Fried Chicken Sand wich with rings $16
Fried Chicken Sand wich with rings $16

With the booze sweats complete and a reasonable amount of grease in my digestive system, I ventured down Yountville’s main drag to take in some of the scenery.  It was surprising quiet given the weather was near perfect.  The walk included trips past rock gardens, markets and a couple of Michelin star restaurants, ending at the ultimate destination in any Napa culinary adventure; The French Laundry. Until now, this Michelin three star establishment has been a figment of my imagination.  In one sense, its legendary status makes me an immediate fan. In another, I wanted to see it first hand so I could better justify  the 300 per person charge.  The exterior is rather modest and the inside is a secret which can only be viewed through small cracks in the window blinds.  I left a bit like a voyeur but I could justify it given the fact their very public garden is right across the street for all to see. Speaking of which, it was a fantastic parcel of land filled with ripe strawberries, cauliflower, fresh herbs, a chicken coop and even an apiary.  The energy of the place was magic and suddenly the French Laundry’s price tag didn’t seem so outrageous.

Mushroom Garden on Washington Street
Mushroom Garden on Washington Street
french laundry
Outside French Laundry
French Laundry Farm
French Laundry Farm

The walk back included a stop at Thomas Keller’s Boulage bakery for an eclair and an Americano, both of which were quite satisfactory and well under $10, a far cry from the price tag associated with his other venture.

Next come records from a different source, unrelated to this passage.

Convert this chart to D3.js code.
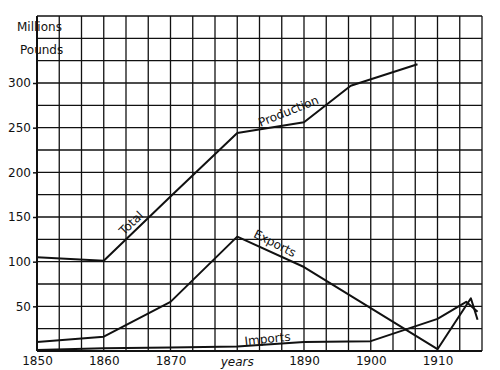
<!DOCTYPE html>
<html>
<head>
<meta charset="utf-8">
<script src="https://cdn.jsdelivr.net/npm/d3@7"></script>
<style>
  body { margin: 0; background: #fff; }
  text { font-family: "DejaVu Sans", sans-serif; fill: #111; }
</style>
</head>
<body>
<svg id="canvas" width="500" height="370"></svg>
<script>
const svg = d3.select("#canvas");

// values, millions of pounds
const prodYears = [1850, 1860, 1870, 1880, 1890, 1897, 1907];
const prodValues = [105, 101, 173, 244, 256, 297, 321];

const expYears = [1850, 1860, 1870, 1880, 1890, 1910, 1915, 1916];
const expValues = [10, 16, 55, 128, 94, 2, 59, 35];

const impYears = [1850, 1860, 1870, 1880, 1890, 1900, 1910, 1914.3, 1916];
const impValues = [1, 3, 4, 5, 10, 11, 36, 55, 44];

const yearTicks = [1850, 1860, 1870, 1890, 1900, 1910];
const valueTicks = [50, 100, 150, 200, 250, 300];

const x = d3.scaleLinear().domain([1850, 1850 + 200 / 3]).range([37, 482]);
const y = d3.scaleLinear().domain([0, 375]).range([351, 16]);

const grid = svg.append("g").attr("stroke", "#111").attr("stroke-width", 1.3);

// vertical grid, three per decade
d3.range(0, 21).forEach(i => {
  const xv = x(1850 + i * 10 / 3);
  grid.append("line")
    .attr("x1", xv).attr("x2", xv)
    .attr("y1", y(375)).attr("y2", y(0));
});

// horizontal grid, every 25
d3.range(25, 400, 25).forEach(v => {
  grid.append("line")
    .attr("x1", x.range()[0]).attr("x2", x.range()[1])
    .attr("y1", y(v)).attr("y2", y(v));
});

// heavier axis lines
svg.append("line")
  .attr("x1", 37).attr("x2", 37).attr("y1", y(375)).attr("y2", y(0))
  .attr("stroke", "#111").attr("stroke-width", 2);
svg.append("line")
  .attr("x1", 37).attr("x2", 482).attr("y1", y(0)).attr("y2", y(0))
  .attr("stroke", "#111").attr("stroke-width", 2.2);

// left ticks and labels
const yAxis = d3.axisLeft(y).tickValues(valueTicks).tickSize(4).tickPadding(2);
const ya = svg.append("g").attr("transform", "translate(37,0)").call(yAxis);
ya.select(".domain").remove();
ya.selectAll("line").attr("stroke", "#111").attr("stroke-width", 1.5);
ya.selectAll("text")
  .style("font-family", "DejaVu Sans, sans-serif")
  .style("font-size", "12px").attr("fill", "#111");

// bottom labels
const xAxis = d3.axisBottom(x).tickValues(yearTicks).tickSize(0).tickPadding(5)
  .tickFormat(d3.format("d"));
const xa = svg.append("g").attr("transform", `translate(0,${y(0)})`).call(xAxis);
xa.select(".domain").remove();
xa.selectAll("text")
  .style("font-family", "DejaVu Sans, sans-serif")
  .style("font-size", "12px").attr("fill", "#111");

svg.append("text")
  .attr("x", x(1880)).attr("y", 366)
  .attr("text-anchor", "middle")
  .style("font-size", "12px").style("font-style", "italic")
  .text("years");

svg.append("text").attr("x", 17).attr("y", 31).style("font-size", "12px").text("Millions");
svg.append("text").attr("x", 20).attr("y", 54).style("font-size", "12px").text("Pounds");

// the three series
const line = d3.line().x(d => x(d[0])).y(d => y(d[1]));
const series = [
  d3.zip(prodYears, prodValues),
  d3.zip(expYears, expValues),
  d3.zip(impYears, impValues)
];
series.forEach(s => {
  svg.append("path")
    .attr("d", line(s))
    .attr("fill", "none")
    .attr("stroke", "#111")
    .attr("stroke-width", 2)
    .attr("stroke-linejoin", "round");
});

// labels along the lines (baseline point, angle)
const lineLabel = (txt, bx, by, angle) => {
  svg.append("text")
    .attr("transform", `translate(${bx},${by}) rotate(${angle})`)
    .attr("text-anchor", "middle")
    .style("font-size", "12px")
    .text(txt);
};
lineLabel("Total", 134, 226, -44);
lineLabel("Production", 290, 115, -22);
lineLabel("Exports", 273, 247, 27);
lineLabel("Imports", 268, 343, -6);
</script>
</body>
</html>
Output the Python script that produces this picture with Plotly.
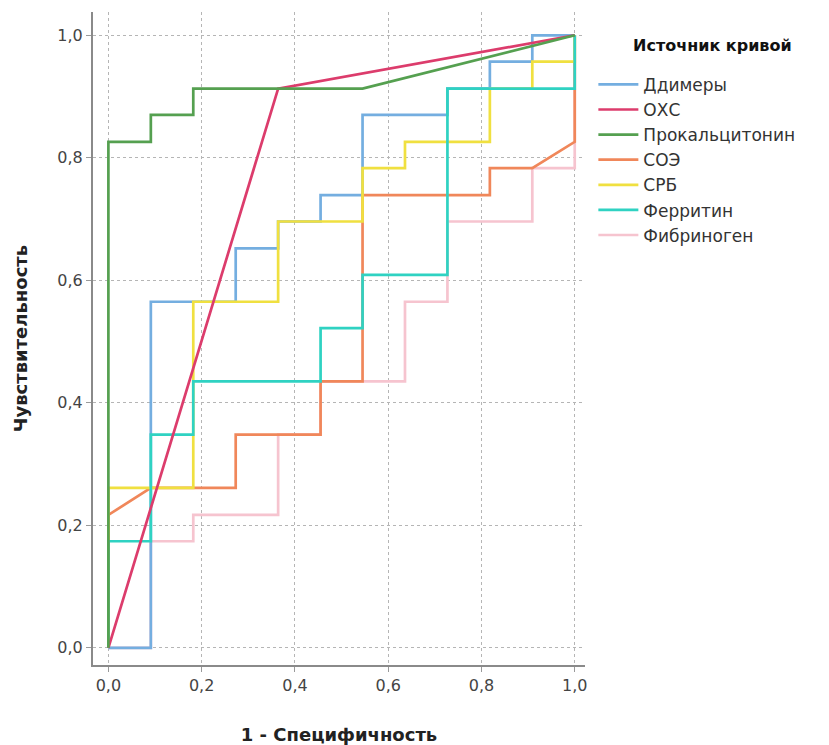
import plotly.graph_objects as go

# ---- data (1 - specificity, sensitivity) ----
series_names = ["Ддимеры", "ОХС", "Прокальцитонин", "СОЭ", "СРБ", "Ферритин", "Фибриноген"]

ddimer_x = [0, 0.091, 0.091, 0.273, 0.273, 0.364, 0.364, 0.455, 0.455, 0.545, 0.545, 0.727, 0.727, 0.818, 0.818, 0.909, 0.909, 1]
ddimer_y = [0, 0, 0.565, 0.565, 0.652, 0.652, 0.696, 0.696, 0.739, 0.739, 0.870, 0.870, 0.913, 0.913, 0.957, 0.957, 1, 1]

oxc_x = [0, 0.364, 1]
oxc_y = [0, 0.913, 1]

procalc_x = [0, 0, 0.091, 0.091, 0.182, 0.182, 0.545, 1]
procalc_y = [0, 0.826, 0.826, 0.870, 0.870, 0.913, 0.913, 1]

soe_x = [0, 0, 0.091, 0.273, 0.273, 0.455, 0.455, 0.545, 0.545, 0.818, 0.818, 0.909, 1, 1]
soe_y = [0, 0.217, 0.261, 0.261, 0.348, 0.348, 0.435, 0.435, 0.739, 0.739, 0.783, 0.783, 0.826, 1]

srb_x = [0, 0, 0.182, 0.182, 0.364, 0.364, 0.545, 0.545, 0.636, 0.636, 0.818, 0.818, 0.909, 0.909, 1, 1]
srb_y = [0, 0.261, 0.261, 0.565, 0.565, 0.696, 0.696, 0.783, 0.783, 0.826, 0.826, 0.913, 0.913, 0.957, 0.957, 1]

ferr_x = [0, 0, 0.091, 0.091, 0.182, 0.182, 0.455, 0.455, 0.545, 0.545, 0.727, 0.727, 1, 1]
ferr_y = [0, 0.174, 0.174, 0.348, 0.348, 0.435, 0.435, 0.522, 0.522, 0.609, 0.609, 0.913, 0.913, 1]

fib_x = [0, 0.091, 0.091, 0.182, 0.182, 0.364, 0.364, 0.455, 0.455, 0.636, 0.636, 0.727, 0.727, 0.909, 0.909, 1, 1]
fib_y = [0, 0, 0.174, 0.174, 0.217, 0.217, 0.348, 0.348, 0.435, 0.435, 0.565, 0.565, 0.696, 0.696, 0.783, 0.783, 1]

tick_vals = [0, 0.2, 0.4, 0.6, 0.8, 1.0]
tick_text = ["0,0", "0,2", "0,4", "0,6", "0,8", "1,0"]

legend_title = "Источник кривой"

colors = ["#74aee0", "#dc3c6c", "#55a050", "#f0875a", "#f0e040", "#2fd2c2", "#f6c4cf"]

xs = [ddimer_x, oxc_x, procalc_x, soe_x, srb_x, ferr_x, fib_x]
ys = [ddimer_y, oxc_y, procalc_y, soe_y, srb_y, ferr_y, fib_y]

FONT = "DejaVu Sans, Verdana, sans-serif"

fig = go.Figure()
draw_order = [6, 0, 3, 4, 5, 1, 2]
for k in draw_order:
    fig.add_trace(go.Scatter(
        x=xs[k], y=ys[k], mode="lines", name=series_names[k],
        line=dict(color=colors[k], width=2.7), legendrank=k + 1,
    ))

axis_common = dict(
    tickvals=tick_vals, ticktext=tick_text,
    showgrid=True, gridcolor="#b5b5b5", griddash="dot", gridwidth=1,
    zeroline=False, showline=True, linecolor="#8a8a8a", linewidth=2,
    ticks="outside", ticklen=5, tickcolor="#9a9a9a", automargin=False,
    tickfont=dict(family=FONT, size=16, color="#444"),
)

fig.update_layout(
    width=821, height=737,
    paper_bgcolor="white", plot_bgcolor="white",
    margin=dict(l=85, r=244, t=4, b=80),
    xaxis=dict(range=[-0.033, 1.022], title=dict(text="<b>1 - Специфичность</b>", standoff=34,
               font=dict(family=FONT, size=18, color="#222")), **axis_common),
    yaxis=dict(range=[-0.028, 1.038], title=dict(text="<b>Чувствительность</b>", standoff=25,
               font=dict(family=FONT, size=18, color="#222")), **axis_common),
    legend=dict(
        x=1.017, y=0.916, xanchor="left", yanchor="top",
        font=dict(family=FONT, size=17, color="#333"),
        tracegroupgap=0, itemwidth=40,
    ),
    showlegend=True,
    annotations=[dict(
        text="<b>" + legend_title + "</b>", xref="paper", yref="paper",
        x=1.26, y=0.949, xanchor="center", yanchor="middle", showarrow=False,
        font=dict(family=FONT, size=16, color="#111"),
    )],
)

fig.write_html("out.html")
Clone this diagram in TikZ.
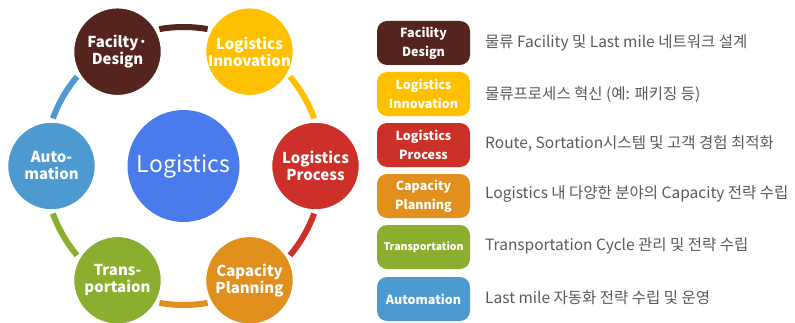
\documentclass[tikz,border=0pt]{standalone}
\usepackage{fontspec}
\setmainfont{Noto Sans CJK KR}
\usetikzlibrary{positioning}
\definecolor{cbrown}{HTML}{56241F}
\definecolor{cyellow}{HTML}{FFC000}
\definecolor{cred}{HTML}{CD2F29}
\definecolor{corange}{HTML}{E2901D}
\definecolor{cgreen}{HTML}{8CAE2F}
\definecolor{cblue}{HTML}{4C9AD0}
\definecolor{chub}{HTML}{4A7BEB}
\definecolor{cdesc}{HTML}{5A5A5A}
\tikzset{
  ball/.style={circle, minimum size=88pt, inner sep=0pt, fill=#1, draw=white, line width=1.5pt,
    text=white, align=center, font=\bfseries\fontsize{15}{17}\selectfont},
  ring/.style={line width=6pt, draw=#1},
  tag/.style={rectangle, rounded corners=10pt, minimum width=93pt, minimum height=44pt, inner sep=0pt,
    fill=#1, text=white, align=center, font=\bfseries\fontsize{12.5}{19}\selectfont},
  desc/.style={anchor=west, text=cdesc, inner sep=0pt, font=\fontsize{15.5}{17}\selectfont}
}
\begin{document}
\begin{tikzpicture}[x=1pt,y=1pt]
\useasboundingbox (0,0) rectangle (795,322);
\clip (0,0) rectangle (795,322);
\node[circle, minimum size=112pt, inner sep=0pt, fill=chub, text=white, font=\fontsize{23}{25}\selectfont] (hub) at (183.5,156) {Logistics};
% ring arcs
\draw[ring=cbrown]  ([shift={(100:139)}]hub.center) arc[start angle=100, end angle=80, radius=139];
\draw[ring=cyellow] ([shift={(40:139)}]hub.center) arc[start angle=40, end angle=20, radius=139];
\draw[ring=cred]    ([shift={(-20:139)}]hub.center) arc[start angle=-20, end angle=-40, radius=139];
\draw[ring=corange] ([shift={(-80:139)}]hub.center) arc[start angle=-80, end angle=-100, radius=139];
\draw[ring=cgreen]  ([shift={(220:139)}]hub.center) arc[start angle=220, end angle=200, radius=139];
\draw[ring=cblue]   ([shift={(160:139)}]hub.center) arc[start angle=160, end angle=140, radius=139];
% circles
\node[ball=cbrown]  (fac) at ([shift={(120:132)}]hub.center) {Facilty·\\Design};
\node[ball=cyellow] (inn) at ([shift={(60:132)}]hub.center) {Logistics\\Innovation};
\node[ball=cred]    (pro) at ([shift={(0:132)}]hub.center) {Logistics\\Process};
\node[ball=corange] (cap) at ([shift={(-60:132)}]hub.center) {Capacity\\Planning};
\node[ball=cgreen]  (tra) at ([shift={(-120:132)}]hub.center) {Trans-\\portaion};
\node[ball=cblue]   (aut) at ([shift={(180:132)}]hub.center) {Auto-\\mation};
% legend
\node[tag=cbrown]  (t1) at (423.5,279) {Facility\\Design};
\node[tag=cyellow] (t2) at (423.5,228) {Logistics\\Innovation};
\node[tag=cred]    (t3) at (423.5,177) {Logistics\\Process};
\node[tag=corange] (t4) at (423.5,126) {Capacity\\Planning};
\node[tag=cgreen]  (t5) at (423.5,75) {\resizebox{80pt}{!}{Transportation}};
\node[tag=cblue]   (t6) at (423.5,23) {Automation};
\node[desc] (d1) at (485,279) {물류 Facility 및 Last mile 네트워크 설계};
\node[desc] (d2) at (485,227) {물류프로세스 혁신 (예: 패키징 등)};
\node[desc] (d3) at (485,178) {Route, Sortation시스템 및 고객 경험 최적화};
\node[desc] (d4) at (485,128) {Logistics 내 다양한 분야의 Capacity 전략 수립};
\node[desc] (d5) at (485,76) {Transportation Cycle 관리 및 전략 수립};
\node[desc] (d6) at (485,24) {Last mile 자동화 전략 수립 및 운영};
\end{tikzpicture}
\end{document}
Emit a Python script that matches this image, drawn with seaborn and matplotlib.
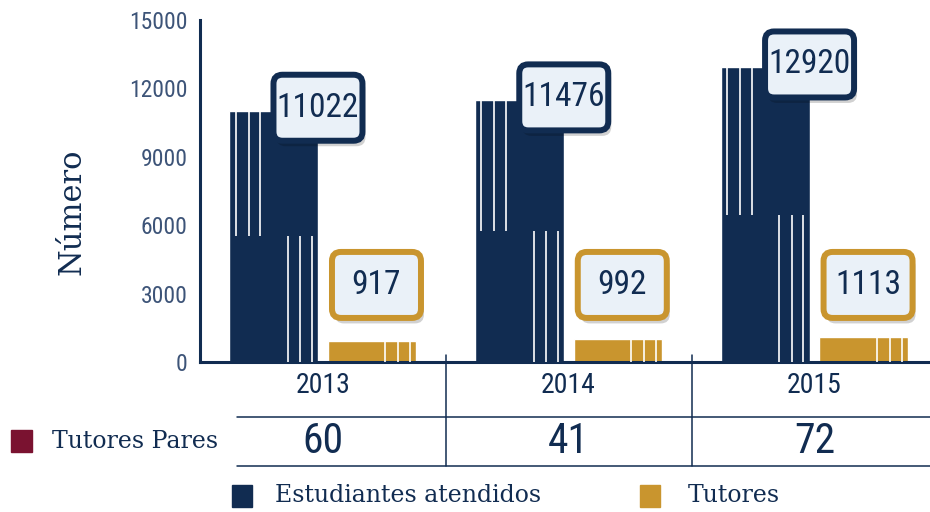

The day ended with a drive out to the Stag’s Leap region of Napa Valley and specifically to the aptly named Stag’s Leap cellars which were responsible for the vaulting of California reds into the upper echelon of wines worldwide.  In 1976, the Stag’s Leap Wine Cellars 1973 edged out three French reds including the highly respected Château Mouton-Rothschild 1970 to win the international tasting and the rest is history.  Historically, the only upset that rivals this was the historic and nauseating miracle on ice in 1980 which also involved the US as a massive underdog against the powerhouse Russians.

View from Stag's Leap Cellars
View from Stag’s Leap Cellars

My Take

Yountville in Napa Valley is a must go destination for any foodie.  Redd is a classic example of Californian fare.  The decor, much like the food is clean and simple but subtly elegant.  The walk along Washington street is like following the yellow brick road on the way to the castle but in this case the destination is the French Laundry and there are many distractions along the way including the  Boulage bakery and the Laundry’s own garden.  As much as I clicked my heels together, I could not transport myself into the secret quarters of wizard Keller’s castle. Can anybody lend me $300?